The text delivered last month to the iPhone 11 of Claude Mangin, the French wife of a political activist jailed in Morocco, made no sound. It produced no image. It offered no warning of any kind as an iMessage from somebody she didn’t know delivered malware directly onto her phone — and past Apple’s security systems. Once inside, the spyware, produced by Israel’s NSO Group and licensed to one of its government clients, went to work, according to a forensic examination of her device by Amnesty International’s Security Lab. It found that between October and June, her phone was hacked multiple times with Pegasus, NSO’s signature surveillance tool, during a time when she was in France. The examination was unable to reveal what was collected. But the potential was vast: Pegasus can collect emails, call records, social media posts, user passwords, contact lists, pictures, videos, sound recordings and browsing histories, according to security researchers and NSO marketing materials.

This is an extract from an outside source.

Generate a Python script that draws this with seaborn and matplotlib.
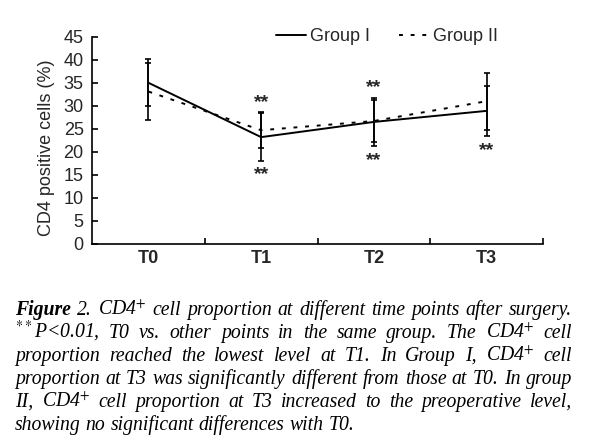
import matplotlib
matplotlib.use("Agg")
import matplotlib.pyplot as plt
import numpy as np
import pandas as pd
import seaborn as sns
from matplotlib.ticker import FixedLocator

# ---------------- data ----------------
time_points = ["T0", "T1", "T2", "T3"]
group1_mean = [35.0, 23.2, 26.5, 28.9]
group1_sd = [5.1, 5.2, 5.3, 5.5]
group2_mean = [33.1, 24.7, 26.7, 31.0]
group2_sd = [6.1, 3.9, 4.6, 6.2]
# significance (T0 vs. other points): marks above / below the error bars
sig_above = [False, True, True, False]
sig_below = [False, True, True, True]
group_names = ["Group I", "Group II"]
y_ticks = [0, 5, 10, 15, 20, 25, 30, 35, 40, 45]

caption_lines = [
    "Figure 2. CD4$^{+}$ cell proportion at different time points after surgery.",
    "$^{**}$P<0.01, T0 vs. other points in the same group. The CD4$^{+}$ cell",
    "proportion reached the lowest level at T1. In Group I, CD4$^{+}$ cell",
    "proportion at T3 was significantly different from those at T0. In group",
    "II, CD4$^{+}$ cell proportion at T3 increased to the preoperative level,",
    "showing no significant differences with T0.",
]

# ---------------- style ----------------
sns.set_theme(style="ticks")
plt.rcParams['font.family'] = ['Liberation Sans', 'DejaVu Sans']
plt.rcParams['mathtext.fontset'] = 'stix'
plt.rcParams['axes.edgecolor'] = 'black'
plt.rcParams['axes.linewidth'] = 1.2

W, H = 599, 448
fig = plt.figure(figsize=(W / 100, H / 100), dpi=100)
ax_left, ax_right, ax_bottom, ax_top = 92, 543, 244, 36.7
ax = fig.add_axes([ax_left / W, 1 - ax_bottom / H, (ax_right - ax_left) / W, (ax_bottom - ax_top) / H])

pos = list(range(len(time_points)))
df = pd.DataFrame({
    "pos": pos * 2,
    "Mean": group1_mean + group2_mean,
    "Group": [group_names[0]] * 4 + [group_names[1]] * 4,
})
sns.lineplot(data=df, x="pos", y="Mean", style="Group",
             dashes={group_names[0]: "", group_names[1]: (2, 4)},
             color="black", linewidth=1.4, ax=ax, legend=True)

ax.errorbar(pos, group1_mean, yerr=group1_sd, fmt='none', ecolor='black',
            elinewidth=1.2, capsize=2, capthick=1.2)
ax.errorbar(pos, group2_mean, yerr=group2_sd, fmt='none', ecolor='black',
            elinewidth=1.2, capsize=2, capthick=1.2)

tops = [max(a + b, c + d) for a, b, c, d in zip(group1_mean, group1_sd, group2_mean, group2_sd)]
bots = [min(a - b, c - d) for a, b, c, d in zip(group1_mean, group1_sd, group2_mean, group2_sd)]
for i in pos:
    if sig_above[i]:
        ax.annotate("**", (i, tops[i]), xytext=(0, 7), textcoords='offset points',
                    ha='center', va='center', fontsize=14, fontweight='bold')
    if sig_below[i]:
        ax.annotate("**", (i, bots[i]), xytext=(0, -10), textcoords='offset points',
                    ha='center', va='center', fontsize=14, fontweight='bold')

ax.set_xlim(-0.5, 3.5)
ax.set_ylim(0, 45)
ax.set_xticks(pos)
ax.set_xticklabels(time_points, fontsize=13, fontweight='bold')
ax.xaxis.set_minor_locator(FixedLocator([0.5, 1.5, 2.5, 3.5]))
ax.tick_params(axis='x', which='major', length=0, pad=4)
ax.tick_params(axis='x', which='minor', direction='in', length=4, width=1.2, color='black')
ax.set_yticks(y_ticks)
ax.tick_params(axis='y', which='major', direction='in', length=4, width=1.2, labelsize=13, pad=6, color='black')
ax.set_xlabel("")
ax.set_ylabel("CD4 positive cells (%)", fontsize=13)
ax.yaxis.set_label_coords(-0.083, 0.463)
for s in ["top", "right"]:
    ax.spines[s].set_visible(False)

handles, labels = ax.get_legend_handles_labels()
leg = ax.legend(handles, labels, loc='center', bbox_to_anchor=(0.654, 1.0), ncol=2,
                frameon=False, fontsize=13, handlelength=1.7, handletextpad=0.2,
                columnspacing=1.6)

# ---------------- caption (justified) ----------------
cap_left, cap_right = 15, 572
baselines = [315, 338, 361, 384, 407, 430]
cap_size = 14.2
renderer = fig.canvas.get_renderer()
for li, (line, base) in enumerate(zip(caption_lines, baselines)):
    words = line.split(" ")
    texts = []
    for w in words:
        t = fig.text(0, 1 - base / H, w, fontsize=cap_size, fontstyle='italic',
                     fontweight='bold' if w == "Figure" else 'normal',
                     family=['Liberation Serif', 'DejaVu Serif'], va='baseline', ha='left',
                     color='black')
        texts.append(t)
    widths = [t.get_window_extent(renderer).width for t in texts]
    total = sum(widths)
    if li < len(caption_lines) - 1 and len(words) > 1:
        gap = (cap_right - cap_left - total) / (len(words) - 1)
    else:
        gap = cap_size * 100 / 72 * 0.25
    x = cap_left
    for t, w in zip(texts, widths):
        t.set_x(x / W)
        x += w + gap

fig.savefig("out.png", dpi=100)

The spyware can activate cameras or microphones to capture fresh images and recordings. It can listen to calls and voice mails. It can collect location logs of where a user has been and also determine where that user is now, along with data indicating whether the person is stationary or, if moving, in which direction. And all of this can happen without a user even touching her phone or knowing she has received a mysterious message from an unfamiliar person — in Mangin’s case, a Gmail user going by the name “linakeller2203.” These kinds of “zero-click” attacks, as they are called within the surveillance industry, can work on even the newest generations of iPhones, after years of effort in which Apple attempted to close the door against unauthorized surveillance — and built marketing campaigns on assertions that it offers better privacy and security than rivals.

[…] Researchers have documented iPhone infections with Pegasus dozens of times in recent years, challenging Apple’s reputation for superior security when compared with its leading rivals, which run Android operating systems by Google. The months-long investigation by The Post and its partners found more evidence to fuel that debate. Amnesty’s Security Lab examined 67 smartphones whose numbers were on the Forbidden Stories list and found forensic evidence of Pegasus infections or attempts at infections in 37. Of those, 34 were iPhones — 23 that showed signs of a successful Pegasus infection and 11 that showed signs of attempted infection.